Su afán, como Viscarra mismo expresó en una entrevista que concedió al periódico chileno La Nación, es el siguiente: “Vivo en mi mundo. Estoy por mi gente, porque son mis delincuentes, son mis putas, mis maracos, mis mendigos, mis ladrones. El único portavoz que ellos tienen soy yo. Para mí la escritura es como una especie de desahogo. ¡Nunca esta maldita sociedad me ha dado algo!”.
Por esa actitud y por una evidente vocación no solo de retratar sino de sumergirse literaria y literalmente en las entrañas del submundo que habitaba -esa periferia de la ciudad que constituyen ciertos barrios, especialmente la noche de ciertos barrios paceños-, alguna prensa le puso un nombre quizás ocurrente, quizás ingenuo: el Bukowski boliviano. Porque hay que destacar un hecho que en sí mismo no valida  la obra de Viscarra, pero que pone en claro su fuerte compromiso literario: Víctor Hugo escribió pese a ser un verdadero marginal, un completo desheredado. Sin casa ni familia, se dedicó a rodar por y a escribir sobre las mismas calles que otros describen desde sus cómodos departamentos. Llevando al extremo la recomendación de Zola, ese dinosaurio del naturalismo, vivió antes de escribir y, lejos de cualquier vuelo que lo alejara de lo que consideraba su verdadero ambiente, escribió solo sobre lo que vivió.

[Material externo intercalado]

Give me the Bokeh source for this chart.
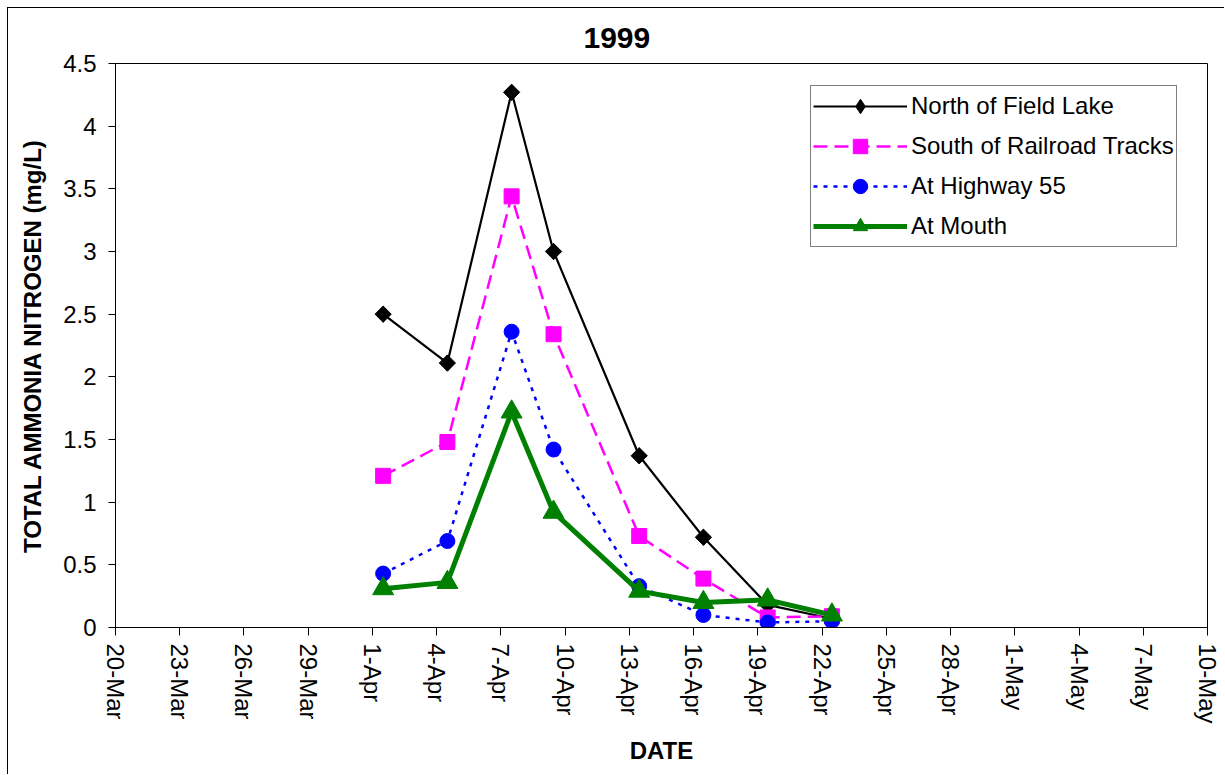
import math
import pandas as pd
from bokeh.plotting import figure
from bokeh.models import FixedTicker, Range1d
from bokeh.embed import file_html
from bokeh.resources import INLINE

# ---------------- data ----------------
base_date = "1999-03-20"
sample_dates = ["1999-04-01 12:00", "1999-04-04 12:00", "1999-04-07 12:00",
                "1999-04-09 11:00", "1999-04-13 11:00", "1999-04-16 11:00",
                "1999-04-19 11:00", "1999-04-22 11:00"]
north_field_lake = [2.50, 2.11, 4.27, 3.00, 1.37, 0.72, 0.18, 0.07]
south_railroad = [1.21, 1.48, 3.44, 2.34, 0.73, 0.39, 0.08, 0.09]
highway_55 = [0.43, 0.69, 2.36, 1.42, 0.33, 0.10, 0.04, 0.05]
at_mouth = [0.31, 0.36, 1.72, 0.92, 0.29, 0.20, 0.22, 0.10]

x_tick_labels = ["20-Mar", "23-Mar", "26-Mar", "29-Mar", "1-Apr", "4-Apr",
                 "7-Apr", "10-Apr", "13-Apr", "16-Apr", "19-Apr", "22-Apr",
                 "25-Apr", "28-Apr", "1-May", "4-May", "7-May", "10-May"]
y_tick_values = [0, 0.5, 1, 1.5, 2, 2.5, 3, 3.5, 4, 4.5]
y_tick_labels = ["0", "0.5", "1", "1.5", "2", "2.5", "3", "3.5", "4", "4.5"]

# ---------------- transform dates to day offsets ----------------
base = pd.Timestamp(base_date)
x_days = list((pd.to_datetime(sample_dates) - base) / pd.Timedelta(days=1))
x_tick_values = list(range(0, 3 * len(x_tick_labels), 3))

FONT = "Liberation Sans"

p = figure(width=1217, height=767, output_backend="svg", toolbar_location=None,
           x_range=Range1d(0, x_tick_values[-1]), y_range=Range1d(0, 4.5),
           min_border_left=107, min_border_top=55, min_border_right=18,
           min_border_bottom=148)
p.margin = (7, 0, 0, 7)
p.styles = {"border-left": "1px solid black", "border-top": "1px solid black"}

p.outline_line_color = "black"
p.outline_line_width = 1
p.xgrid.visible = False
p.ygrid.visible = False
p.background_fill_color = "white"
p.border_fill_color = "white"

# title
p.title.text = "1999"
p.title.text_font = FONT
p.title.text_font_size = "30px"
p.title.text_font_style = "bold"
p.title.text_color = "black"
p.title.align = "left"
p.title.offset = 468
p.title.standoff = 31

# axes
for ax in (p.xaxis[0], p.yaxis[0]):
    ax.axis_line_color = "black"
    ax.axis_line_width = 1
    ax.major_tick_line_color = "black"
    ax.major_tick_in = 0
    ax.minor_tick_line_color = None
    ax.major_label_text_font = FONT
    ax.major_label_text_font_size = "24px"
    ax.major_label_text_color = "black"
    ax.axis_label_text_font = FONT
    ax.axis_label_text_font_size = "24px"
    ax.axis_label_text_font_style = "bold"
    ax.axis_label_text_color = "black"

p.xaxis.ticker = FixedTicker(ticks=x_tick_values)
p.xaxis.major_label_overrides = {v: l for v, l in zip(x_tick_values, x_tick_labels)}
p.xaxis.major_label_orientation = "vertical"
p.xaxis.major_tick_out = 8
p.xaxis.major_label_standoff = 8
p.xaxis.axis_label = "DATE"
p.xaxis.axis_label_standoff = 10

p.yaxis.ticker = FixedTicker(ticks=y_tick_values)
p.yaxis.major_label_overrides = {v: l for v, l in zip(y_tick_values, y_tick_labels)}
p.yaxis.major_tick_out = 7
p.yaxis.major_label_standoff = 12
p.yaxis.axis_label = "TOTAL AMMONIA NITROGEN (mg/L)"
p.yaxis.axis_label_standoff = 14

# series
lbl_n = "North of Field Lake"
lbl_s = "South of Railroad Tracks"
lbl_h = "At Highway 55"
lbl_m = "At Mouth"

p.line(x_days, north_field_lake, line_color="black", line_width=2.2, legend_label=lbl_n)
# narrow diamond (drawn underneath, supplies the legend glyph)
p.scatter(x_days, north_field_lake, marker="diamond", size=16,
          fill_color="black", line_color="black", legend_label=lbl_n)
# square-shaped diamond as drawn in the chart
p.scatter(x_days, north_field_lake, marker="square", angle=math.pi / 4, size=11.5,
          fill_color="black", line_color="black")

p.line(x_days, south_railroad, line_color="#FF00FF", line_width=2.5,
       line_dash="14 7", legend_label=lbl_s)
p.scatter(x_days, south_railroad, marker="square", size=15,
          fill_color="#FF00FF", line_color="#FF00FF", legend_label=lbl_s)

p.line(x_days, highway_55, line_color="#0000FF", line_width=2.5,
       line_dash="4 6", legend_label=lbl_h)
p.scatter(x_days, highway_55, marker="circle", size=15,
          fill_color="#0000FF", line_color="#0000FF", legend_label=lbl_h)

p.line(x_days, at_mouth, line_color="#008000", line_width=5, legend_label=lbl_m)
p.scatter(x_days, at_mouth, marker="triangle", size=21,
          fill_color="#008000", line_color="#008000", legend_label=lbl_m)

# legend
lg = p.legend[0]
lg.location = (695, 380)
lg.label_text_font = FONT
lg.label_text_font_size = "24px"
lg.label_text_color = "black"
lg.border_line_color = "black"
lg.border_line_width = 1
lg.background_fill_color = "white"
lg.background_fill_alpha = 1
lg.padding = 2
lg.margin = 0
lg.spacing = 4
lg.glyph_width = 94
lg.glyph_height = 36
lg.label_height = 36
lg.label_standoff = 4

open("out.html", "w").write(file_html(p, INLINE))
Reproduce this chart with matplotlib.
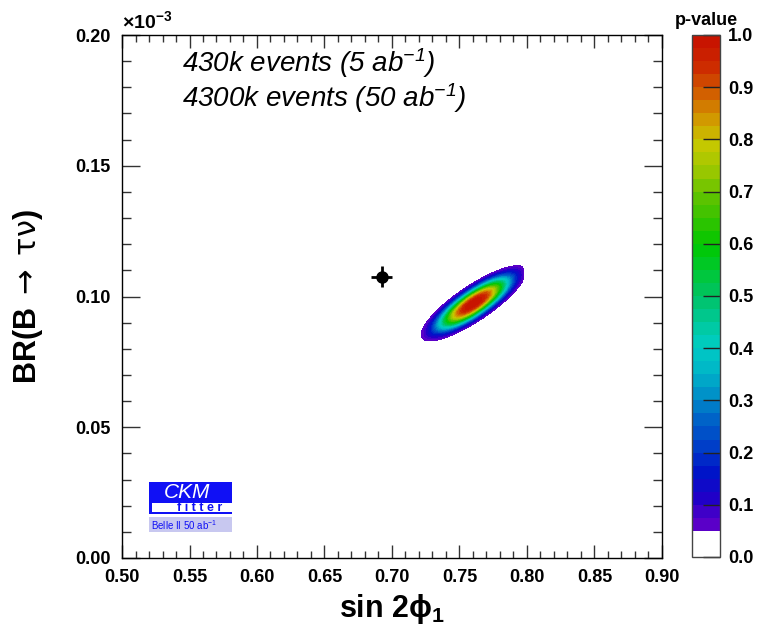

Tras su muerte, Manuel Vargas, su editor y amigo, le escribió un pequeño atinado adiós: “Nadie podrá decir que Víctor Hugo Viscarra ha sido el gran escritor de Bolivia; tal vez es curioso que él hubiera logrado escribir pese a las condiciones con que sobrellevaba la vida. Ésa fue tal vez su mayor virtud, porque Viscarra, entre otras cosas, tampoco era de familia, heredero de alguna tradición intelectual. Era simplemente un escritor, alguien que sintió la necesidad de narrar aquello que, de otra manera, nadie contaría…”.
Aparte de reforzar el carácter testimonial de la escritura de Viscarra, este comentario indica algo importante: no es uno de los grandes escritores de Bolivia. Su obra, valiosa pero que no marca escuela, nace de una necesidad de darle voz a los sin voz, lo que es meritorio porque pone en relieve espacios, seres y dinámicas clásicamente marginales. Pero en sus libros, más allá de ciertos giros y recurrencias afortunadas, no se ve un trabajo especial con el lenguaje, ni se nota una escritura que sobrepase la anécdota o esté interesada por develar lo que late debajo de la fachada del intercambio social -es decir económico-, por más grotesco que sea.
Su proyecto hace de la vida callejera su centro absoluto y, al hacerlo, ajena a otras fuerzas que no tienen que ver con aquello contenido en la epidermis de la acción, resulta en ocasiones poco transcendente.   

Pese a eso, como sucede con autores de su tipo -leídos más como personajes que como escritores-, Viscarra parece seguir teniendo resonancias después de la muerte. Las cosas no se han enfriado en lo que respecta a Víctor Hugo. Tras una década de su desaparición, se han agotado varias ediciones de sus libros en el país, se han editado obras suyas en el extranjero -Borracho estaba pero me acuerdo se publicó en 2009 en España, en la editorial Mono Azul, y en 2010 en la editorial argentina Libros del náufrago-, decenas de artículos y estudios académicos se han escrito y se escriben sobre su trabajo, que sigue suscitando interés, y los lectores jóvenes parecen no olvidarlo. Y en este medio amurallado que es nuestro país, su presencia parece no disiparse. Habrá que ver si su literatura, interesante aunque irregular, hace otro tanto.